Life is the measure with which most of us write our stories. Whether sci-fi, paranormal, or contemporary, the worlds we create are ever-changing, challenging, and active. At least we hope we accomplish those elements.
So what do we do with a character who falls off the horse and begins to sink in his/her struggle within the plot or subplot we've created? We might add a scene of lowered tension, a breath of fresh air for the character to reevaluate the situation. But WE decide what's going to happen. Ultimately, it's in our control. Real life is not that defined.

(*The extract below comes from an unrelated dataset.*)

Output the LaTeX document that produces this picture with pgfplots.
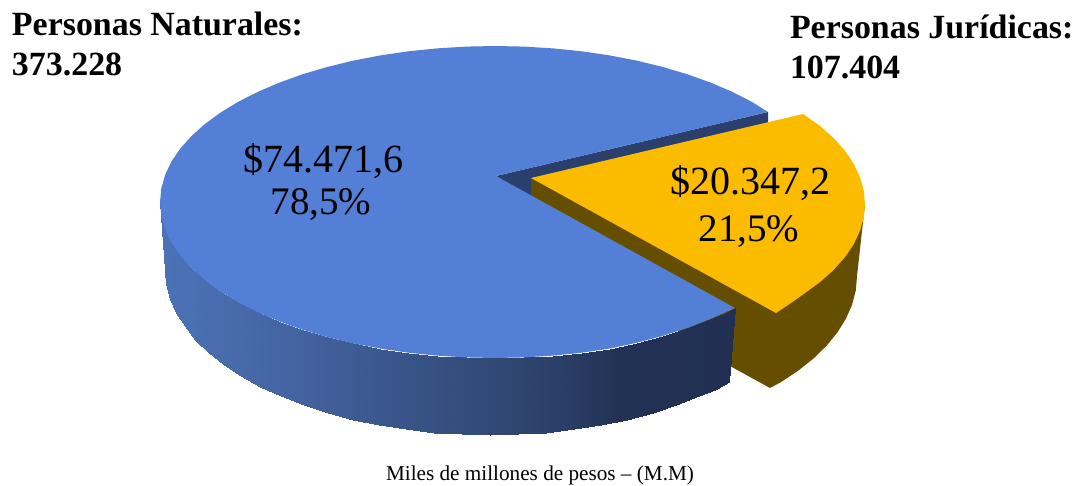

2014 was a year of total and absolute GRRR.... for me, for many reasons. There was health issues, ailing parents with growing needs, and regular stuff like raising my four kids. I won't get into any of those right now. The one I'll briefly mention for this post is a writing related struggle. It's very hard for me to come clean about this, but here goes: I broke up with my agent right before Christmas. It had been coming for a while, for reasons I won't say here.
Point being: I now feel like the rider who's been kicked off a her horse and is terrified to get back in the saddle. There's mud in my mouth, and I'm full of dirt and muck. My palms are blistered, and frankly, my attitude is a bit ornery. The luster that once drove my writing passion has evaporated somewhat. Now, I didn't say totally. It's taken me a little bit, but over the last two weeks I've been going over manuscripts that, unbeknownst to me, had been neglected. I've even been in touch with some amazing writer friends (you know who you are), and thrown myself back into the critiquing pool. I'm writing up possible submission logs for my various manuscripts. But the fear of going it alone again has me almost paralyzed.